# Cat 262C & 272C Skid Steer owners



## Grassman09 (Mar 18, 2009)

How are you folks liking them any issues to be aware of? Can you lift a skid of wet clay sod with a 262C with counter weights off a flad bed?

Ho about those extreme duty tires they look like they just float in the snow and offer no traction? The Std industrial lug tires wold be better I think no? 

Dave.


----------



## Greeneverywhere (Nov 7, 2008)

We have a 272C. Hands down,pushes and picks up much more weight than our NH 885. It's been a great machine so far. We have the Galaxy tires, which the dealer said is a better tire.


----------



## Grassman09 (Mar 18, 2009)

Like these on pg 9 http://forgetaboutbob.com/pdf/CatTireBrochure.pdf

The 272C sounds like a monster but its the same frame as 262 but just a bit longer they say.


----------



## NICHOLS LANDSCA (Sep 15, 2007)

Grassman09;977835 said:


> Like these on pg 9 http://forgetaboutbob.com/pdf/CatTireBrochure.pdf
> 
> The 272C sounds like a monster but its the same frame as 262 but just a bit longer they say.

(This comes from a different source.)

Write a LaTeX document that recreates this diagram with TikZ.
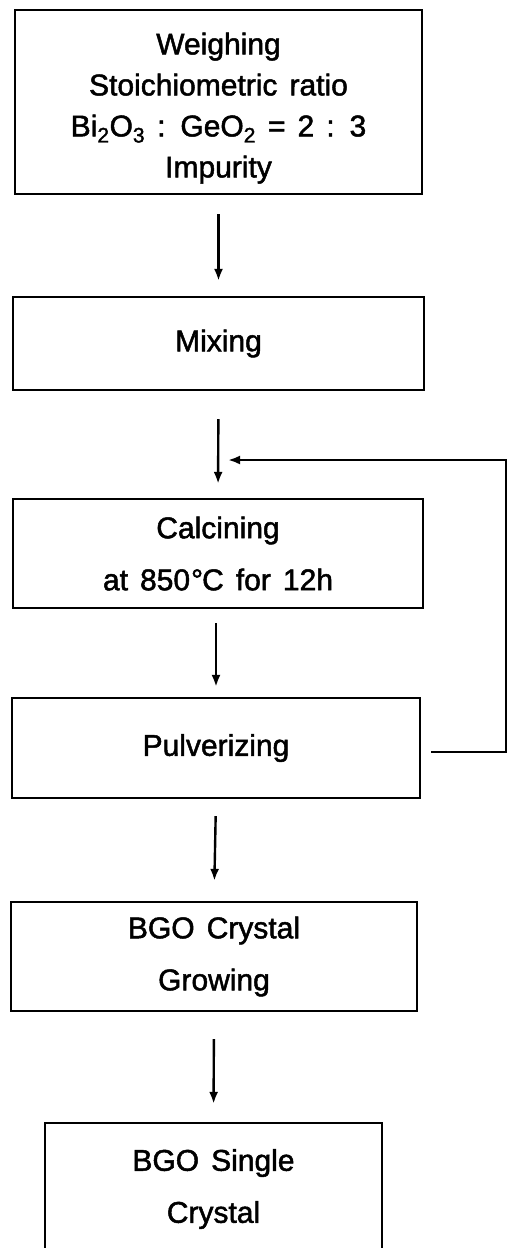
\documentclass[tikz,border=0pt]{standalone}
\usepackage{fontspec}
\setmainfont[WordSpace=1.45,FakeBold=1.6]{Liberation Sans}
\usetikzlibrary{arrows.meta}
\tikzset{
  procbox/.style={draw, line width=2.2pt, inner sep=0pt, align=center,
    font=\fontsize{30}{52}\selectfont},
  arr/.style={line width=2.4pt, -{Latex[length=12pt,width=9pt]}},
}
\begin{document}
\begin{tikzpicture}[x=1pt,y=-1pt]
\useasboundingbox (0,0) rectangle (510,1248);
\clip (0,0) rectangle (510,1248);
\node[procbox, minimum width=407pt, minimum height=184pt,
      font=\fontsize{30}{41}\selectfont] (b1) at (218.5,102)
  {\rule{0pt}{8pt}\\[-15pt]Weighing\\Stoichiometric ratio\\Bi\textsubscript{2}O\textsubscript{3} : GeO\textsubscript{2} = 2 : 3\\Impurity};
\node[procbox, minimum width=411pt, minimum height=93pt] (b2) at (218.5,343.5) {Mixing};
\node[procbox, minimum width=410pt, minimum height=109pt] (b3) at (218,553.5)
  {Calcining\\at 850\kern1pt°\kern-1ptC for 12h};
\node[procbox, minimum width=408pt, minimum height=100pt] (b4) at (216,748) {Pulverizing};
\node[procbox, minimum width=406pt, minimum height=109pt] (b5) at (214,956.5)
  {BGO Crystal\\Growing};
\node[procbox, minimum width=337pt, minimum height=132pt] (b6) at (213.5,1189)
  {BGO Single\\Crystal};
\coordinate (fbR) at (506,460);
\coordinate (fbE) at (228,460);
\draw[arr, shorten <=19pt, shorten >=15pt] (b1.south) -- (b2.north);
\draw[arr, shorten <=28pt, shorten >=14pt] (b2.south) -- (b3.north);
\draw[arr, shorten <=14pt, shorten >=10pt] (b4.north |- b3.south) -- (b4.north);
\draw[arr, shorten <=17pt, shorten >=20pt] (b4.south) -- (b5.north);
\draw[arr, shorten <=27pt, shorten >=18pt] (b5.south) -- (b6.north);
\draw[arr] ([shift={(10pt,-4pt)}]b4.east) -| (fbR) -- (fbE);
\end{tikzpicture}
\end{document}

The 272 has a longer frame and longer loader arms it's also 90hp instead of 82hp. What are you running now? You are concerned about a pallet of wet sod?


----------



## Greeneverywhere (Nov 7, 2008)

I was amazed the other day when we moved number 2 stone with a yard and a half snow bucket. The machine went right into the pile, and was very stable, I have no idea what a yard and a half of that stone with aheavy bucket weighs, but I think the machine is rated at almost 4k pounds with the counterweights, I don't think the 262 would have much of a problem either. Also this machine has no problem with a 10 foot pusher, even in the 20 inch snow we got last month, I should have gone 12 footer.


----------



## Grassman09 (Mar 18, 2009)

NICHOLS LANDSCA;977932 said:


> The 272 has a longer frame and longer loader arms it's also 90hp instead of 82hp. What are you running now? You are concerned about a pallet of wet sod?


Had a 246B but it got stolen. It had counter weights as well. I had a sod Job last year and the rear tires came off the ground a good 12" if not more. I also noticed when back filling a pool with clay it was a bit bouncy bouncy.



Greeneverywhere;978017 said:


> I was amazed the other day when we moved number 2 stone with a yard and a half snow bucket. The machine went right into the pile, and was very stable, I have no idea what a yard and a half of that stone with aheavy bucket weighs, but I think the machine is rated at almost 4k pounds with the counterweights, I don't think the 262 would have much of a problem either. Also this machine has no problem with a 10 foot pusher, even in the 20 inch snow we got last month, I should have gone 12 footer.


Sounds Impressive. 12' might be hard to move around from site to sight or tight stuff? At full throttle how many hours does a tank of fuel last you? 7 -8 hours max on my 246B.


----------



## Greeneverywhere (Nov 7, 2008)

All our pushers stay on site. This machine works on a wide open lot. I think 25 gallons lasts around 7-8 hours at full throttle, but It has lasted more than 10 hours if you vary the throttle according to load.


----------



## Triple L (Nov 1, 2005)

Hows the insurance coming on the Cat Dave?

Sounds like your interested in buying another skid I assume they came thru?


----------



## Grassman09 (Mar 18, 2009)

Triple L;978668 said:


> Hows the insurance coming on the Cat Dave?
> 
> Sounds like your interested in buying another skid I assume they came thru?


I am interested. They sure are handy to have, I miss having one. It sucks to have to shovel salt into the hopper when you only need a little bit vs fire up a machine and move on.

Leasing co and insurance are still working stuff out on there end and I'm still researching to make sure I don't get screwed. I forgot to tell them that my alpine stereo that was installed with gps nav satellite radio and amps with 4 mtx subs got stolen with it. LOL


----------